Loop ADCA (second rule):
$10 - 4(I_1 - I_2) + 2(I_2 + I_3 - I_1) - I_1 = 0 \;\Rightarrow\; 7I_1 - 6I_2 - 2I_3 = 10$
Loop ABCA:
$10 - 4I_2 - 2(I_2 + I_3) - I_1 = 0 \;\Rightarrow\; I_1 + 6I_2 + 2I_3 = 10$
Loop BCDEB:
$5 - 2(I_2 + I_3) - 2(I_2 + I_3 - I_1) = 0 \;\Rightarrow\; 2I_1 - 4I_2 - 4I_3 = -5$
These three simultaneous equations solve to give
$I_1 = 2.5\ \text{A}, \quad I_2 = \tfrac{5}{8}\ \text{A}, \quad I_3 = \tfrac{1}{8}\ \text{A}.$
It is easily verified that applying the loop rule to any remaining closed loop yields no new independent equation — the values above already satisfy the loop rule for every loop of the network. That self-consistency is the practical check on your answer.
Two structural lessons sit inside this example. First, the junction rule did the heavy lifting at the outset, collapsing six branch currents to three unknowns. Second, three loops sufficed because there were three unknowns; a fourth loop equation would be redundant. This matching of "independent loops to unknowns" is what keeps Kirchhoff problems finite and solvable.

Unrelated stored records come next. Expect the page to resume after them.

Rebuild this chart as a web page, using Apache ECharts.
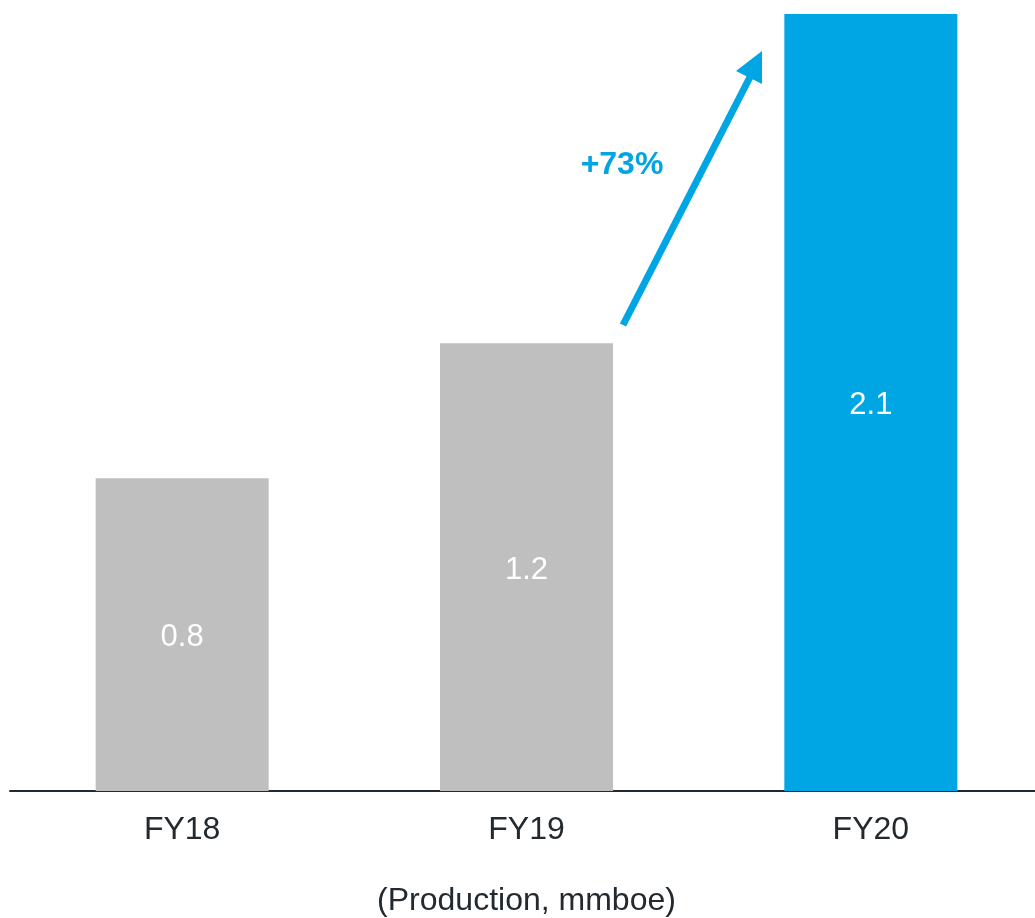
<!DOCTYPE html>
<html>
<head>
<meta charset="utf-8">
<script src="https://cdn.jsdelivr.net/npm/echarts@5/dist/echarts.min.js"></script>
<style>html,body{margin:0;padding:0;background:#fff}#c{width:1035px;height:918px}</style>
</head>
<body>
<div id="c"></div>
<script>
var categories = ['FY18', 'FY19', 'FY20'];
var production = [0.845, 1.21, 2.1];
var barColors = ['#BFBFBF', '#BFBFBF', '#00A5E3'];
var growthLabel = '+73%';
var axisTitle = '(Production, mmboe)';

var chart = echarts.init(document.getElementById('c'));
var font = '"Liberation Sans", Arial, sans-serif';
chart.setOption({
  animation: false,
  grid: { left: 10, width: 1033, top: 14, bottom: 127, outerBoundsMode: 'none', containLabel: false },
  xAxis: {
    type: 'category',
    data: categories,
    axisTick: { show: false },
    axisLine: { lineStyle: { color: '#1F2A33', width: 2 } },
    axisLabel: { color: '#222A30', fontSize: 32, fontFamily: font, margin: 23 },
    name: axisTitle,
    nameLocation: 'middle',
    nameGap: 94,
    nameTextStyle: { color: '#222A30', fontSize: 32, fontFamily: font }
  },
  yAxis: { type: 'value', min: 0, max: 2.1, show: false, splitLine: { show: false } },
  series: [{
    type: 'bar',
    barWidth: 173,
    data: production.map(function (v, i) { return { value: v, itemStyle: { color: barColors[i] } }; }),
    label: {
      show: true, position: 'inside', offset: [0, 3], color: '#fff', fontSize: 31, fontFamily: font,
      formatter: function (p) { return p.value.toFixed(1); }
    }
  }],
  graphic: [
    { type: 'line', shape: { x1: 623, y1: 325, x2: 750, y2: 77 }, style: { stroke: '#00A5E3', lineWidth: 7 } },
    { type: 'polygon', shape: { points: [[762, 51], [736, 71], [762, 84]] }, style: { fill: '#00A5E3' } },
    { type: 'text', x: 622, y: 165, style: { text: growthLabel, fill: '#00A5E3', fontSize: 32, fontWeight: 'bold', fontFamily: font, textAlign: 'center', textVerticalAlign: 'middle' } }
  ]
});
</script>
</body>
</html>
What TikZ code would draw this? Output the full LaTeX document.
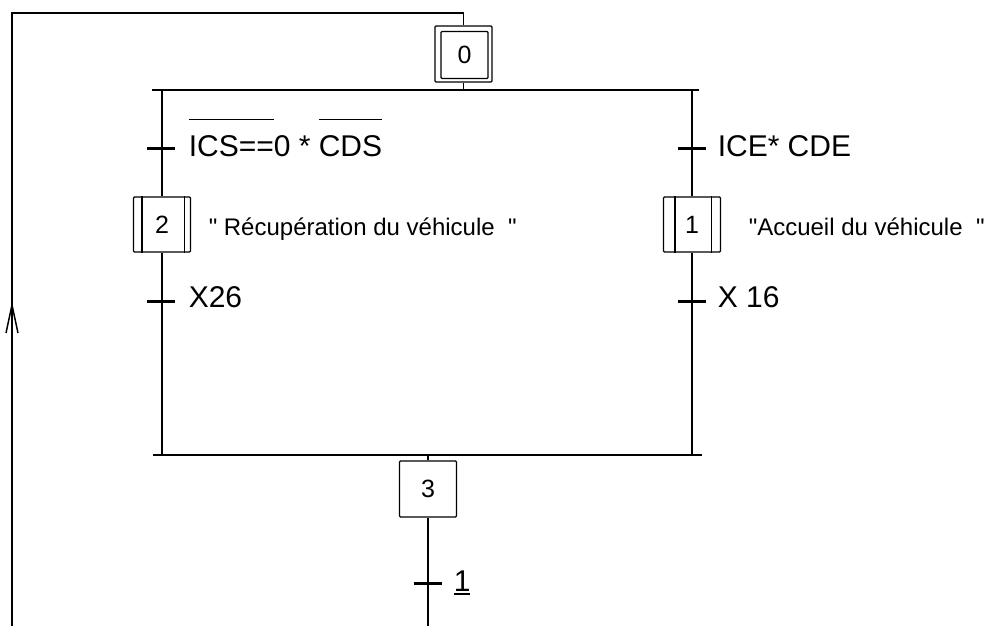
\documentclass[tikz,border=0pt]{standalone}
\usepackage{fontspec}
\setmainfont{Liberation Sans}[Ligatures=TeXOff]
\newsavebox\myboxa
\newcommand\myovl[1]{\sbox\myboxa{#1}\rlap{\rule[1.23em]{\wd\myboxa}{1.5pt}}\usebox\myboxa}
\newcommand\myund[1]{\sbox\myboxa{#1}\rlap{\rule[-3.5pt]{\wd\myboxa}{1.5pt}}\usebox\myboxa}
\begin{document}
\begin{tikzpicture}[x=1pt,y=-1pt, line width=1.5pt,
  stepbox/.style={draw, line width=1.3pt, minimum width=57pt, minimum height=56pt, inner sep=0pt, rounded corners=1pt, font=\fontsize{25}{25}\selectfont},
  innerbox/.style={draw, line width=1.3pt, minimum width=47pt, minimum height=47pt, inner sep=0pt, rounded corners=1pt, font=\fontsize{25}{25}\selectfont},
  lbl/.style={anchor=base west, inner sep=0pt, font=\fontsize{30}{30}\selectfont},
  cmt/.style={anchor=base west, inner sep=0pt, font=\fontsize{24}{24}\selectfont},
  tick/.style={line width=3pt}]
\useasboundingbox (0,0) rectangle (997,626);

% steps
\node[stepbox] (s0) at (463.5,54) {};
\node[innerbox, text depth=-1pt] (s0in) at (464.5,55) {0};
\node[stepbox, minimum height=55pt] (s2) at (162,224.5) {2};
\node[stepbox, minimum height=55pt] (s1) at (692,224.5) {1};
\node[stepbox] (s3) at (428,489) {3};

% macro-step inner sides
\draw[line width=1.3pt] ([xshift=9pt]s2.north west) -- ([xshift=9pt]s2.south west);
\draw[line width=1.3pt] ([xshift=-7pt]s2.north east) -- ([xshift=-7pt]s2.south east);
\draw[line width=1.3pt] ([xshift=12pt]s1.north west) -- ([xshift=12pt]s1.south west);
\draw[line width=1.3pt] ([xshift=-10pt]s1.north east) -- ([xshift=-10pt]s1.south east);

% coordinates
\coordinate (dl) at (152,90);
\coordinate (dr) at (699,90);
\coordinate (cl) at (153,455);
\coordinate (cr) at (702,455);
\coordinate (top) at (463.5,13);
\coordinate (loopb) at (12,626);
\coordinate (endb) at (428,626);
\coordinate (arr) at (12,305);
\coordinate (t2a) at (161,148);
\coordinate (t2b) at (161,301);
\coordinate (t1a) at (691.5,148);
\coordinate (t1b) at (691.5,301);
\coordinate (t3) at (427.5,583);

% loop back
\draw (loopb) |- (top) -- (s0.north);
\draw ([shift={(-6,28)}]arr) -- (arr) -- ([shift={(6,28)}]arr);

% divergence / convergence
\draw (s0.south) -- (s0.south |- dl);
\draw (dl) -- (dr);
\draw (s2.north |- dl) -- (s2.north);
\draw (s1.north |- dl) -- (s1.north);
\draw (s2.south) -- (s2.south |- cl);
\draw (s1.south) -- (s1.south |- cl);
\draw (cl) -- (cr);
\draw (s3.north |- cl) -- (s3.north);
\draw (s3.south) -- (endb);

% transitions
\draw[tick] ([xshift=-14pt]t2a) -- ([xshift=14pt]t2a);
\draw[tick] ([xshift=-14pt]t2b) -- ([xshift=14pt]t2b);
\draw[tick] ([xshift=-14pt]t1a) -- ([xshift=14pt]t1a);
\draw[tick] ([xshift=-14pt]t1b) -- ([xshift=14pt]t1b);
\draw[tick] ([xshift=-14pt]t3) -- ([xshift=14pt]t3);

% labels
\node[lbl] (r2a) at (188,157) {\myovl{ICS==}0 * \myovl{CDS}};
\node[lbl] (r2b) at (188,307) {X26};
\node[lbl] (r1a) at (717,156) {ICE* CDE};
\node[lbl] (r1b) at (717,307) {X 16};
\node[lbl] (r3) at (453,591) {\myund{1}};

% comments
\node[cmt] (c2) at (208,235) {"\ Récupération du véhicule\ \ "};
\node[cmt] (c1) at (748,235) {"Accueil du véhicule\ \ "};
\end{tikzpicture}
\end{document}
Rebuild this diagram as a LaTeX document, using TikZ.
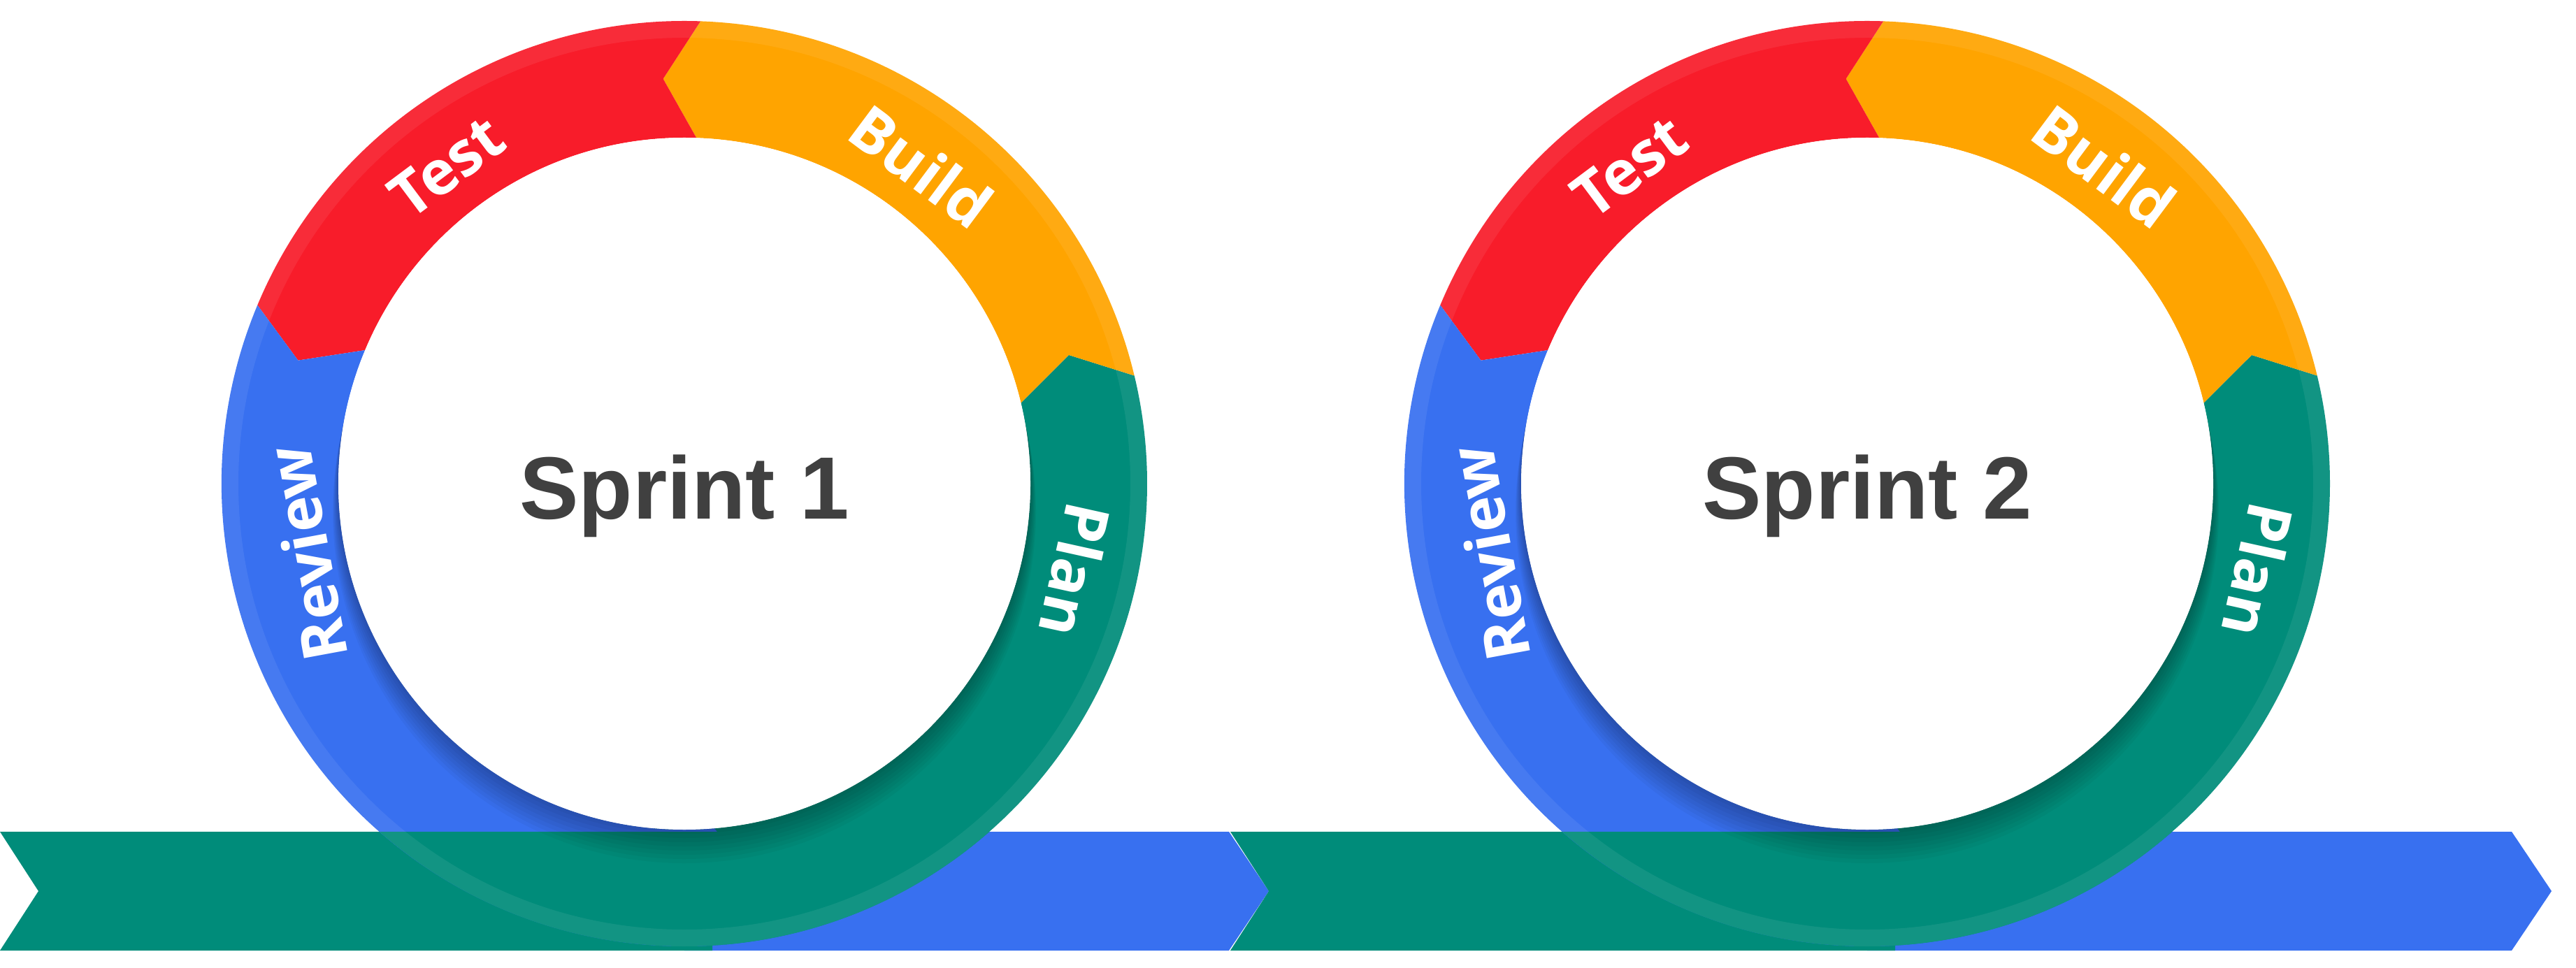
\documentclass[tikz,border=0pt]{standalone}
\usepackage{xcolor}
\usepackage{fontspec}
\usepackage{tikz}
\newfontfamily\labelfont{Open Sans}
\newfontfamily\titlefont{Liberation Sans}
\definecolor{reviewblue}{HTML}{3870F0}
\definecolor{testred}{HTML}{F81C2A}
\definecolor{buildorange}{HTML}{FFA400}
\definecolor{planteal}{HTML}{008C7A}
\definecolor{titlegray}{HTML}{404040}
% one coloured piece of the loop, arrow tip on its ccw end
\newcommand{\ringseg}[3]{%
  \fill[#3] (#1:662) arc[start angle=#1, end angle=#2, radius=662] -- ({#2+5}:580)
    -- (#2:495) arc[start angle=#2, end angle=#1, radius=495] -- ({#1+5}:580) -- cycle;}
\newcommand{\sprintloop}[2]{%
  \begin{scope}[shift={(#1,692)}]
    \ringseg{-95}{13.5}{planteal}
    \ringseg{13.5}{88}{buildorange}
    \ringseg{88}{157.3}{testred}
    \ringseg{157.3}{275}{reviewblue}
    \begin{scope}
      \clip (-700,-668) rectangle (700,-498);
      \fill[planteal] (0,0) circle[radius=662];
    \end{scope}
    \fill[white, fill opacity=0.07, even odd rule] (0,0) circle[radius=662] (0,0) circle[radius=638];
    \foreach \k in {1,...,8} { \fill[black, fill opacity=0.035] (0,{-5*\k}) circle[radius={495+\k}]; }
    \fill[white] (0,0) circle[radius=495];
    \node[sprinttitle] (title#2) at (0,-50) {Sprint #2};
    \node[seglabel, rotate=36.8] (test#2) at (126.8:567) {Test};
    \node[seglabel, rotate=-36.7] (build#2) at (53.3:567) {Build};
    \node[seglabel, rotate=-102.5] (plan#2) at (-12.5:573) {Plan};
    \node[seglabel, rotate=100.5] (review#2) at (190.5:550) {Review};
  \end{scope}}

\begin{document}
\begin{tikzpicture}[x=0.01cm, y=0.01cm,
    seglabel/.style={text=white, inner sep=0pt, font=\labelfont\bfseries\fontsize{25}{30}\selectfont},
    sprinttitle/.style={text=titlegray, inner sep=0pt, anchor=base, font=\titlefont\bfseries\fontsize{36}{42}\selectfont}]
  \useasboundingbox (0,0) rectangle (3685,1384);
  % ribbon: blue arrow, green tail with notch
  \foreach \lx/\cx/\tx in {0/979/1815, 1760/2671/3650} {
    \fill[reviewblue] (\cx,194) -- ({\tx-57},194) -- (\tx,109) -- ({\tx-57},24) -- (\cx,24) -- cycle;
    \fill[planteal] (\lx,194) -- ({\cx+40},194) -- ({\cx+40},24) -- (\lx,24) -- ({\lx+55},109) -- cycle;
  }
  \sprintloop{979}{1}
  \sprintloop{2671}{2}
\end{tikzpicture}
\end{document}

Kirchhoff's Rules in one screen
- Junction rule (KCL): currents in = currents out at any node; $\sum I = 0$. It is conservation of charge for steady currents.
- Loop rule (KVL): algebraic sum of potential changes around any closed loop = 0. It is conservation of energy.
- Sign of $IR$: $-IR$ when you traverse a resistor along the current, $+IR$ against it.
- Sign of EMF: $+\varepsilon$ entering at $-$ and leaving at $+$; $-\varepsilon$ the other way. Internal resistance behaves like any resistor.
- Method: label arrows, reduce unknowns by the junction rule, write one loop equation per remaining unknown, solve. A negative current just means the real direction is reversed.
- When to use: any network not reducible to plain series and parallel — the Wheatstone bridge being the classic application.